The rate had been rising exponentially every year since 1980, when Gen X began to graduate high school and enter young adulthood.
And since the majority of incarcerated people go to prison between the ages of 20 and 40, one particular generation of kids grew up more “troubled” and “jailed” than the others.
The question is “why?”
Could it be that Gen X was raised in a new R-rated cultural permissiveness that featured divorce, abortion, sexual exploration, profanity, violence and drugs/alcohol? Many sociologists point to these more tolerant attitudes and media as a reason.

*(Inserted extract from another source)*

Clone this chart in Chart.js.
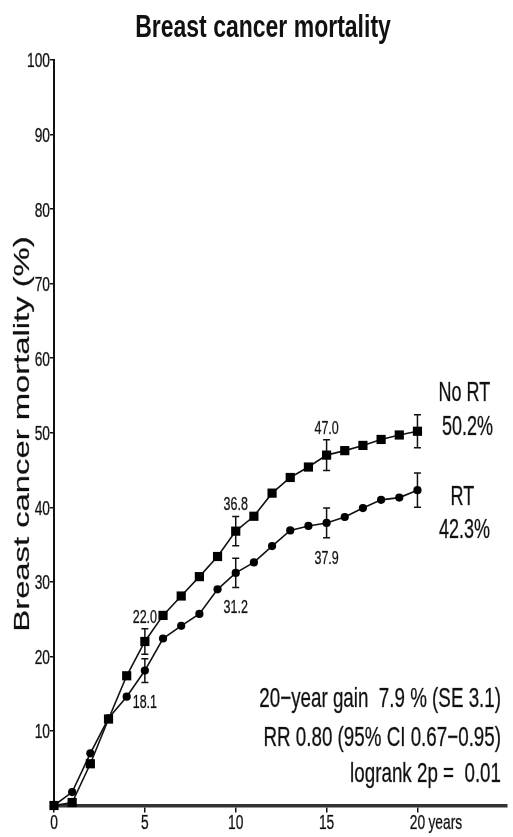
<!DOCTYPE html>
<html>
<head>
<meta charset="utf-8">
<script src="https://cdn.jsdelivr.net/npm/chart.js@4"></script>
<style>
    html, body { margin: 0; padding: 0; background: #fff; }
</style>
</head>
<body>
<canvas id="graficoMortalidade" width="513" height="837"></canvas>
<script>
// data
const years = [0, 1, 2, 3, 4, 5, 6, 7, 8, 9, 10, 11, 12, 13, 14, 15, 16, 17, 18, 19, 20];
const noRT = [0, 0.4, 5.6, 11.6, 17.4, 22.0, 25.5, 28.1, 30.7, 33.4, 36.8, 38.8, 41.9, 44.0, 45.4, 47.0, 47.6, 48.3, 49.1, 49.7, 50.2];
const withRT = [0, 1.8, 7.0, 11.7, 14.6, 18.1, 22.4, 24.1, 25.7, 29.0, 31.2, 32.6, 34.8, 36.9, 37.5, 37.9, 38.7, 39.9, 41.0, 41.3, 42.3];
const errYears = [5, 10, 15, 20];
const errNoRT = [1.7, 1.95, 2.05, 2.2];
const errWithRT = [1.6, 1.95, 2.0, 2.3];
const xTicks = [0, 5, 10, 15, 20];
const yTicks = [10, 20, 30, 40, 50, 60, 70, 80, 90, 100];
const statLines = ["20\u2212year gain  7.9 % (SE 3.1)", "RR 0.80 (95% CI 0.67\u22120.95)", "logrank 2p =  0.01"];

const FONT = "'Liberation Sans', Arial, Helvetica, sans-serif";
const STRETCH = 1.5; // text in the reference is tall and narrow

function txt(ctx, s, x, y, size, align, opts = {}) {
    ctx.save();
    ctx.translate(x, y);
    if (opts.rotate) ctx.rotate(opts.rotate);
    ctx.scale(opts.sx || 1, opts.sy || 1);
    ctx.font = `${opts.weight || "normal"} ${size}px ${FONT}`;
    ctx.textAlign = align;
    ctx.textBaseline = "alphabetic";
    ctx.fillStyle = "#111";
    // y is the centre of the capitals
    ctx.fillText(s, 0, size * 0.358);
    if (!opts.weight) {
        // the reference text is a bit heavier / blurred
        ctx.strokeStyle = "rgba(17,17,17,0.5)";
        ctx.lineWidth = 0.4;
        ctx.strokeText(s, 0, size * 0.358);
    }
    ctx.restore();
}

const extras = {
    id: "extras",
    beforeDatasetsDraw(chart) {
        const { ctx, scales: { x, y } } = chart;
        ctx.save();
        ctx.strokeStyle = "#111";
        ctx.lineWidth = 1.5;
        const bar = (yr, val, err) => {
            const px = x.getPixelForValue(yr);
            const top = y.getPixelForValue(val + err);
            const bot = y.getPixelForValue(val - err);
            ctx.beginPath();
            ctx.moveTo(px, top); ctx.lineTo(px, bot);
            ctx.moveTo(px - 3.5, top); ctx.lineTo(px + 3.5, top);
            ctx.moveTo(px - 3.5, bot); ctx.lineTo(px + 3.5, bot);
            ctx.stroke();
        };
        errYears.forEach((yr, i) => {
            const k = years.indexOf(yr);
            bar(yr, noRT[k], errNoRT[i]);
            bar(yr, withRT[k], errWithRT[i]);
        });
        ctx.restore();
    },
    afterDraw(chart) {
        const { ctx, scales: { x, y } } = chart;

        // title
        txt(ctx, "Breast cancer mortality", 263, 26, 23, "center", { weight: "bold", sy: 1.35 });

        // y axis title
        txt(ctx, "Breast cancer mortality (%)", 21, 434, 22, "center", { rotate: -Math.PI / 2, sx: 1.49 });

        // tick labels
        yTicks.forEach(v => txt(ctx, String(v), x.left - 4, y.getPixelForValue(v), 13.8, "right", { sy: STRETCH }));
        xTicks.forEach(v => {
            const px = x.getPixelForValue(v);
            txt(ctx, String(v), px, 822, 13.8, "center", { sy: STRETCH });
            if (v === 20) txt(ctx, "years", px + 11, 822, 13.8, "left", { sy: STRETCH });
        });

        // values at the error bars (all but year 20)
        errYears.slice(0, 3).forEach((yr, i) => {
            const k = years.indexOf(yr);
            const px = x.getPixelForValue(yr);
            txt(ctx, noRT[k].toFixed(1), px, y.getPixelForValue(noRT[k] + errNoRT[i]) - 13, 12.5, "center", { sy: STRETCH });
            txt(ctx, withRT[k].toFixed(1), px, y.getPixelForValue(withRT[k] - errWithRT[i]) + 19, 12.5, "center", { sy: STRETCH });
        });

        // end labels
        const last = years.length - 1;
        const ex = x.getPixelForValue(20) + 47;
        const yNo = y.getPixelForValue(noRT[last]);
        const yRt = y.getPixelForValue(withRT[last]);
        txt(ctx, "No RT", ex, yNo - 40, 18, "center", { sy: STRETCH });
        txt(ctx, noRT[last].toFixed(1) + "%", ex + 3, yNo - 6, 18, "center", { sy: STRETCH });
        txt(ctx, "RT", ex - 2, yRt + 5, 18, "center", { sy: STRETCH });
        txt(ctx, withRT[last].toFixed(1) + "%", ex, yRt + 38, 18, "center", { sy: STRETCH });

        // statistics block
        [697, 736, 772].forEach((cy, i) => txt(ctx, statLines[i], 501, cy, 18.8, "right", { sy: STRETCH }));
    }
};

const ctx = document.getElementById("graficoMortalidade").getContext("2d");

new Chart(ctx, {
    type: "line",
    data: {
        datasets: [
            {
                label: "No RT",
                data: years.map((yr, i) => ({ x: yr, y: noRT[i] })),
                borderColor: "#111",
                backgroundColor: "#000",
                borderWidth: 1.6,
                pointStyle: "rect",
                pointRadius: 6.5,
                pointBorderWidth: 0,
                tension: 0,
                clip: false
            },
            {
                label: "RT",
                data: years.map((yr, i) => ({ x: yr, y: withRT[i] })),
                borderColor: "#111",
                backgroundColor: "#000",
                borderWidth: 1.6,
                pointStyle: "circle",
                pointRadius: 4.1,
                pointBorderWidth: 0,
                tension: 0,
                clip: false
            }
        ]
    },
    options: {
        responsive: false,
        animation: false,
        devicePixelRatio: 1,
        layout: { padding: { top: 60, right: 0, bottom: 0, left: 0 } },
        plugins: {
            legend: { display: false },
            tooltip: { enabled: false }
        },
        scales: {
            x: {
                type: "linear",
                min: 0,
                max: 24.9,
                afterBuildTicks: s => { s.ticks = xTicks.map(v => ({ value: v })); },
                afterFit: s => { s.height = 31.5; },
                ticks: { display: false },
                grid: { drawOnChartArea: false, drawTicks: true, tickLength: 7, color: "#111", lineWidth: 1.5 },
                border: { color: "#333", width: 3.5 }
            },
            y: {
                min: 0,
                max: 100,
                afterBuildTicks: s => { s.ticks = yTicks.map(v => ({ value: v })); },
                afterFit: s => { s.width = 54; },
                ticks: { display: false },
                grid: { drawOnChartArea: false, drawTicks: true, tickLength: 4, color: "#111", lineWidth: 1.5 },
                border: { color: "#111", width: 2 }
            }
        }
    },
    plugins: [extras]
});
</script>
</body>
</html>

Could it be that, in the 1980s, moral training, church attendance and religious faith declined in influence? Gen X was the first American generation to leave religion at graduation…and never return. They did not receive the same moral and religious foundation as previous American generations. Many religious leaders point to this absence of moral training as a reason.
Could it be that morality, religion and civil behavior, was lampooned in ’80s and ’90s pop culture, from television to music to movies? Many educators, politicians, preachers and other civic leaders have pointed to these media narratives that mocked good behavior as a reason.
Whatever the reason, Gen X did mature to be more agnostic, apathetic, self-destructive, profane and addicted than previous U.S. generations…a veritable cocktail for trouble that can lead to life behind bars.
Cultural labeling as “bad news bears” likely didn’t help Gen X either. Portrayed as “breakfast club” delinquents, Gen X grew up jaded, abandoned and wounded…a “throwaway” generation. Justice, even for minor crimes, was swifter and more excessive in the 1980s, 1990s and 2000s. In several U.S. states it was literally “three strikes and out.”
As a result of the culture they grew up in, Gen X was a generation more likely to get into trouble…and then do the time…with longer sentences.
With the Millennial generation–who was culturally more wanted, protected and appreciated–the decline in incarceration rates was a blessed result. However, this decline in recent years is also helped by prison reforms and more appropriate sentencing.